* **EXERCISE AIM**
All lines featuring the string "this" are to be listed.

=== EXERCISE DATA ===

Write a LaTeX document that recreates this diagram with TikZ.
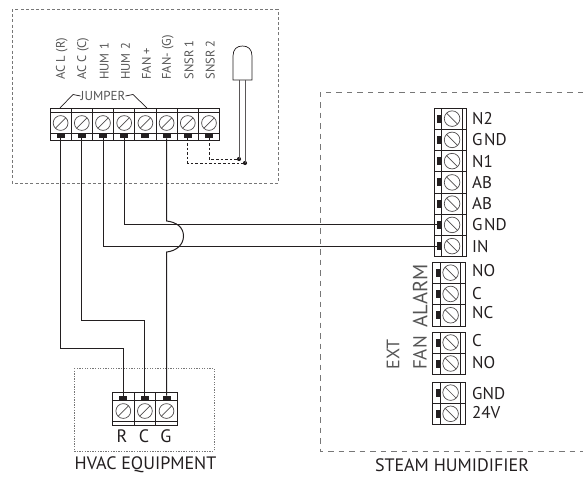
\documentclass[tikz,border=0pt]{standalone}
\usepackage{fontspec}
\usetikzlibrary{calc}
\setmainfont{PT Sans}
\definecolor{ink}{HTML}{231F20}
\definecolor{soft}{HTML}{555555}
\definecolor{boxgray}{HTML}{777777}
\tikzset{
  blockline/.style={draw=ink,line width=0.8pt},
  screw/.style={draw=ink!80,line width=0.7pt},
  tabmark/.style={fill=ink,draw=none,inner sep=0pt,minimum width=#1},
  wire/.style={draw=ink,line width=1pt},
  sensorwire/.style={draw=ink!75,line width=0.9pt},
  dashwire/.style={draw=ink,line width=0.8pt,dash pattern=on 2.6pt off 2pt},
  sensordot/.style={circle,fill=ink,inner sep=0pt,minimum size=4.2pt},
  pinlabel/.style={anchor=west,inner sep=0pt,font=\fontsize{17}{18}\selectfont,text=ink},
  uplabel/.style={anchor=west,rotate=90,inner sep=0pt,font=\fontsize{12.5}{13}\selectfont,text=soft},
  sidelabel/.style={rotate=90,inner sep=0pt,font=\fontsize{#1}{20}\selectfont,text=soft},
  caption/.style={inner sep=0pt,font=\fontsize{18}{19}\selectfont,text=ink},
}
\newcommand{\hblockdown}[5]{% x0, y0, cell, count, name
  \pgfmathsetmacro{\xend}{#1+#3*#4}
  \draw[blockline] (#1,#2) rectangle (\xend,#2+32);
  \draw[blockline] (#1,#2+3.7) -- (\xend,#2+3.7) (#1,#2+25.3) -- (\xend,#2+25.3);
  \foreach \i in {1,...,#4}{
    \pgfmathsetmacro{\cx}{#1+#3*(\i-0.5)}
    \draw[blockline] (#1+#3*\i-#3,#2) -- (#1+#3*\i-#3,#2+32);
    \draw[screw] (\cx,#2+14.5) circle (7.4);
    \draw[screw] (\cx-5.2,#2+19.7) -- (\cx+5.2,#2+9.3);
    \node[tabmark=8pt,minimum height=3.8pt] (#5\i) at (\cx,#2+27.8) {};
  }
}
\newcommand{\hblockup}[5]{% x0, y0, cell, count, name
  \pgfmathsetmacro{\xend}{#1+#3*#4}
  \draw[blockline] (#1,#2) rectangle (\xend,#2+33);
  \draw[blockline] (#1,#2+7.5) -- (\xend,#2+7.5) (#1,#2+28.5) -- (\xend,#2+28.5);
  \foreach \i in {1,...,#4}{
    \pgfmathsetmacro{\cx}{#1+#3*(\i-0.5)}
    \draw[blockline] (#1+#3*\i-#3,#2) -- (#1+#3*\i-#3,#2+33);
    \draw[screw] (\cx,#2+18.5) circle (7.4);
    \draw[screw] (\cx-5.2,#2+23.7) -- (\cx+5.2,#2+13.3);
    \node[tabmark=8pt,minimum height=3.8pt] (#5\i) at (\cx,#2+5.3) {};
  }
}
\newcommand{\vblock}[5]{% x0, y0, cell, count, name
  \pgfmathsetmacro{\yend}{#2+#3*#4}
  \draw[blockline] (#1,#2) rectangle (#1+32.5,\yend);
  \draw[blockline] (#1+7.5,#2) -- (#1+7.5,\yend) (#1+28,#2) -- (#1+28,\yend);
  \foreach \i in {1,...,#4}{
    \pgfmathsetmacro{\cy}{#2+#3*(\i-0.5)}
    \draw[blockline] (#1,#2+#3*\i-#3) -- (#1+32.5,#2+#3*\i-#3);
    \draw[screw] (#1+17.8,\cy) circle (7.8);
    \draw[screw] (#1+12.3,\cy-5.5) -- (#1+23.3,\cy+5.5);
    \node[tabmark=3.8pt,minimum height=8pt] (#5\i) at (#1+5,\cy) {};
  }
}
\begin{document}
\begin{tikzpicture}[x=1pt,y=-1pt]
\useasboundingbox (0,0) rectangle (583,477);
% enclosures
\draw[boxgray,line width=0.7pt,dash pattern=on 3pt off 2.2pt] (12,9) rectangle (278,183);
\draw[boxgray,line width=0.7pt,dash pattern=on 5.5pt off 5pt] (583,92) -- (320,92) -- (320,451) -- (583,451);
\draw[boxgray,line width=0.7pt,dash pattern=on 1.3pt off 1.3pt] (74,368) rectangle (214,451);
% blocks
\hblockdown{50}{108.5}{21.2}{8}{a}
\hblockup{112.5}{392.5}{21.6}{3}{c}
\vblock{434.3}{108}{21.25}{7}{r}
\vblock{432.8}{262}{21.3}{3}{p}
\vblock{432.8}{332}{21}{2}{q}
\vblock{432.8}{382}{21.2}{2}{s}
% top labels
\foreach \n/\t in {1/AC L (R),2/AC C (C),3/HUM 1,4/HUM 2,5/FAN +,6/FAN- (G),7/SNSR 1,8/SNSR 2}
  \node[uplabel] (u\n) at ($(a\n.center)+(1.2,-56.5)$) {\t};
% jumper
\node[inner sep=0pt,font=\fontsize{13}{14}\selectfont,text=soft] (jmp) at (103,96) {JUMPER};
\coordinate (jl) at (60,108);
\coordinate (jr) at (147,108);
\draw[ink,line width=0.7pt] (jl) -- (73,94.5) -- (jmp.west);
\draw[ink,line width=0.7pt] (jr) -- (133,94.5) -- (jmp.east);
% sensor
\coordinate (sensorL) at (239,80);
\coordinate (sensorR) at (245,80);
\draw[ink,line width=0.7pt] (233,80) -- (233,56) .. controls (233,49) and (237,46) .. (242.5,46) .. controls (248,46) and (252,49) .. (252,56) -- (252,80) -- cycle;
\node[sensordot] (d1) at (239,159) {};
\node[sensordot] (d2) at (245,163) {};
\draw[sensorwire] (sensorL) -- (d1.center);
\draw[sensorwire] (sensorR) -- (d2.center);
\draw[dashwire] (a7.south) |- (d2.center);
\draw[dashwire] (a8.south) |- (d1.center);
% wires
\coordinate (bendA) at (61,348);
\coordinate (bendB) at (82,320);
\coordinate (humpA) at (166.6,221);
\coordinate (humpB) at (166.6,252);
\draw[wire] (a1.south) -- (a1.south |- bendA) -| (c1.north);
\draw[wire] (a2.south) -- (a2.south |- bendB) -| (c2.north);
\draw[wire] (a3.south) |- (r7.west);
\draw[wire] (a4.south) |- (r6.west);
\draw[wire] (a6.south) -- (humpA) .. controls (176,222) and (183.5,227) .. (183.5,236) .. controls (183.5,245) and (176,251) .. (humpB) -- (c3.north);
% right labels
\foreach \n/\t in {1/N2,2/G\kern1.5pt ND,3/N1,4/AB,5/AB,6/G\kern1.5pt ND,7/IN}
  \node[pinlabel] (rl\n) at (472,{108+21.25*(\n-0.5)}) {\t};
\node[pinlabel] (pl1) at (472,270.5) {NO};
\node[pinlabel] (pl2) at (472,294) {C};
\node[pinlabel] (pl3) at (472,313) {NC};
\node[pinlabel] (ql1) at (472,341) {C};
\node[pinlabel] (ql2) at (472,363) {NO};
\node[pinlabel] (sl1) at (472,394) {GND};
\node[pinlabel] (sl2) at (472,413) {24V};
\node[sidelabel=20.5] (alarm) at (420,295.5) {ALARM};
\node[sidelabel=19] (fan) at (420,353) {FAN};
\node[sidelabel=18] (ext) at (393,354.5) {EXT};
% bottom labels
\node[caption] (lr) at (122,436) {R};
\node[caption] (lc) at (144,436) {C};
\node[caption] (lg) at (166,436) {G};
\node[caption] (hvac) at (145.5,465) {HVAC EQUIPMENT};
\node[caption] (steam) at (452,465) {STEAM HUMIDIFIER};
\end{tikzpicture}
\end{document}
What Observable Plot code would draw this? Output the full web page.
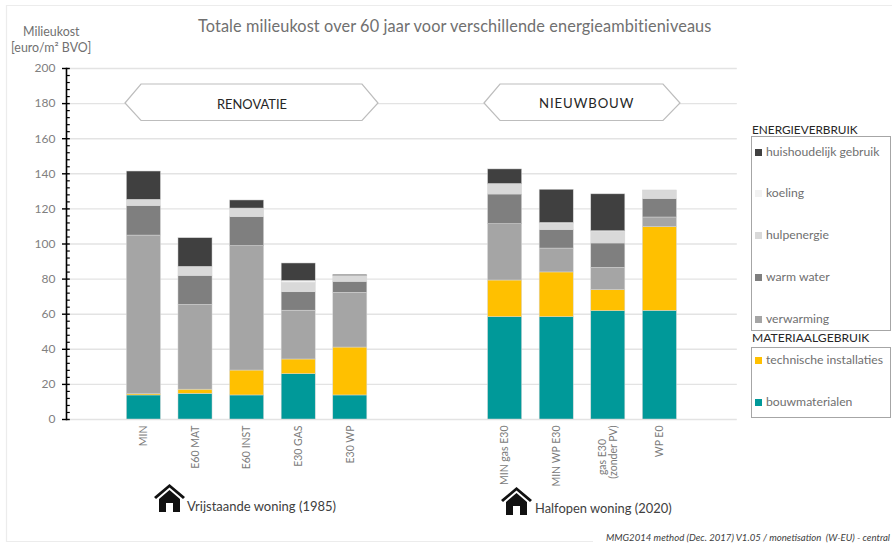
<!DOCTYPE html>
<html lang="nl">
<head>
<meta charset="utf-8">
<script src="https://cdn.jsdelivr.net/npm/d3@7"></script>
<script src="https://cdn.jsdelivr.net/npm/@observablehq/plot@0.6"></script>
<style>
html,body{margin:0;padding:0;background:#fff;}
#wrap{position:relative;width:892px;height:544px;overflow:hidden;font-family:Lato,sans-serif;color:#6f6f6f;}
#wrap svg{display:block;}
.abs{position:absolute;white-space:nowrap;line-height:1;}
.sw{position:absolute;width:7px;height:7px;}
.box{position:absolute;border:1px solid #a6a6a6;box-sizing:border-box;}
</style>
</head>
<body>
<div id="wrap"></div>
<script>
// Categories on the x axis, with empty slots between the groups
const gasLabel = "gas E30\u00a0\u00a0\u00a0\u00a0\u00a0\n(zonder PV)";
const xDomain = ["·1","MIN","E60 MAT","E60 INST","E30 GAS","E30 WP","·2","·3","MIN gas E30","MIN WP E30",gasLabel,"WP E0","·4"];
const categories = ["MIN","E60 MAT","E60 INST","E30 GAS","E30 WP","MIN gas E30","MIN WP E30",gasLabel,"WP E0"];

// Series values (euro/m² BVO), one per category
const bouwmaterialen        = [13.7,14.6,13.7,25.8,13.7,58.3,58.3,61.7,61.9];
const technischeInstallaties= [0.7,2.4,14.2,8.4,27.3,20.9,25.5,12.0,47.7];
const verwarming            = [90.4,48.3,70.9,27.8,31.2,32.1,13.6,12.7,5.5];
const warmWater             = [16.8,16.5,16.5,10.5,6.2,16.9,10.5,13.9,10.5];
const hulpenergie           = [3.6,5.2,4.9,5.3,3.4,5.7,3.6,6.6,4.9];
const koeling               = [0,0,0,1.2,0,0.3,0.5,0.4,0];
const huishoudelijk         = [16.1,16.3,4.6,9.9,0.6,8.3,18.9,21.0,0];

const seriesNames  = ["bouwmaterialen","technische installaties","verwarming","warm water","hulpenergie","koeling","huishoudelijk gebruik"];
const seriesValues = [bouwmaterialen,technischeInstallaties,verwarming,warmWater,hulpenergie,koeling,huishoudelijk];
const seriesColors = ["#009999","#ffc000","#a5a5a5","#7f7f7f","#d9d9d9","#f2f2f2","#404040"];

const majorTicks = d3.range(0,201,20);
const minorTicks = d3.range(0,201,4).filter(v => v % 20 !== 0);

const rows = categories.flatMap((c,i) =>
  seriesNames.map((s,j) => ({category:c, series:s, value:seriesValues[j][i]})));

const chart = Plot.plot({
  width:892, height:544,
  marginLeft:66, marginRight:155.2, marginTop:68, marginBottom:125,
  style:{fontFamily:"Lato,sans-serif",fontSize:"12px",background:"transparent"},
  x:{type:"band",domain:xDomain,paddingInner:0.34,paddingOuter:0.17,round:false,label:null},
  y:{domain:[0,200],label:null},
  color:{domain:seriesNames,range:seriesColors},
  marks:[
    Plot.ruleY(majorTicks,{stroke:"#e3e3e3",strokeWidth:1.4}),
    Plot.barY(rows,{x:"category",y:"value",fill:"series",stroke:"#d6d6d6",strokeWidth:0.5}),
    Plot.axisX({ticks:categories,tickSize:0,tickRotate:-90,tickPadding:6,label:null,fill:"#7a7a7a",fontSize:10.5}),
    Plot.axisY({ticks:majorTicks,tickSize:4,tickPadding:7,label:null,stroke:"#000",strokeWidth:1.4,fill:"#808080",fontSize:12}),
    Plot.ruleY(majorTicks,{stroke:"#000",strokeWidth:1.4,insetRight:667}),
    Plot.ruleY(minorTicks,{stroke:"#000",strokeWidth:1.2,insetRight:667}),
    Plot.frame({anchor:"left",stroke:"#000",strokeWidth:1.6})
  ]
});

const wrap = document.getElementById("wrap");
wrap.appendChild(chart);

// Decorations: page frame, group banners, house icons
const housePath = (x,y) => `M${x} ${y+13}L${x+15.5} ${y}L${x+31} ${y+13}L${x+29} ${y+15}L${x+15.5} ${y+3.5}L${x+2} ${y+15}Z`+
  `M${x+5} ${y+15}L${x+15.5} ${y+6}L${x+26} ${y+15}V${y+28}H${x+19}V${y+19}H${x+12}V${y+28}H${x+5}Z`;
const overlay = `<svg xmlns="http://www.w3.org/2000/svg" width="892" height="544" style="position:absolute;left:0;top:0;pointer-events:none">
  <path d="M900 5.5H6.5V541.5H593" fill="none" stroke="#ececec" stroke-width="1.2"/>
  <polygon points="125,103 141,84 362,84 378,103 362,120.5 141,120.5" fill="#fff" stroke="#bdbdbd" stroke-width="1.2"/>
  <polygon points="484,103 500,84 663,84 680,103 663,120.5 500,120.5" fill="#fff" stroke="#bdbdbd" stroke-width="1.2"/>
  <path d="${housePath(154,484)}" fill="#111"/>
  <path d="${housePath(501,487)}" fill="#111"/>
</svg>`;
wrap.insertAdjacentHTML("beforeend",overlay);

function text(str,x,yc,size,color,extra){
  const d=document.createElement("div");
  d.className="abs";
  d.textContent=str;
  d.style.cssText=`left:${x}px;top:${yc-size/2}px;font-size:${size}px;color:${color};${extra||""}`;
  wrap.appendChild(d);
  return d;
}
text("Totale milieukost over 60 jaar voor verschillende energieambitieniveaus",198,26,16.3,"#707070","letter-spacing:0.11px;");
text("Milieukost",23,32,12.4,"#707070");
text("[euro/m² BVO]",11,48,12.4,"#707070");
text("RENOVATIE",217,104,12.9,"#262626");
text("NIEUWBOUW",539,104,13.2,"#262626","letter-spacing:0.9px;");
text("Vrijstaande woning (1985)",187,506,13,"#404040");
text("Halfopen woning (2020)",535,508,12.9,"#404040");
text("MMG2014 method (Dec. 2017) V1.05 / monetisation  (W-EU) - central",606,538,9.6,"#404040","font-style:italic;white-space:pre;");

// Legend
const legendBoxes=[[751,136,139.5,194.5],[751,347,139.5,70.5]];
legendBoxes.forEach(([l,t,w,h])=>{
  const b=document.createElement("div");
  b.className="box";
  b.style.cssText=`left:${l}px;top:${t}px;width:${w}px;height:${h}px;`;
  wrap.appendChild(b);
});
text("ENERGIEVERBRUIK",752,129.5,11.8,"#262626");
text("MATERIAALGEBRUIK",752,338.5,12.1,"#262626");
const legendOrder=[6,5,4,3,2,1,0];
const legendY=[152,193.5,235,277,319,360.5,402];
legendOrder.forEach((s,i)=>{
  const sw=document.createElement("div");
  sw.className="sw";
  sw.style.cssText=`left:755px;top:${legendY[i]-3.5}px;background:${seriesColors[s]};`;
  wrap.appendChild(sw);
  text(seriesNames[s],766,legendY[i],12.2,"#707070");
});
</script>
</body>
</html>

===

* **THE ANSWER**
Write a LaTeX document that recreates this diagram with TikZ.
What Observable Plot code would draw this? Output the full web page.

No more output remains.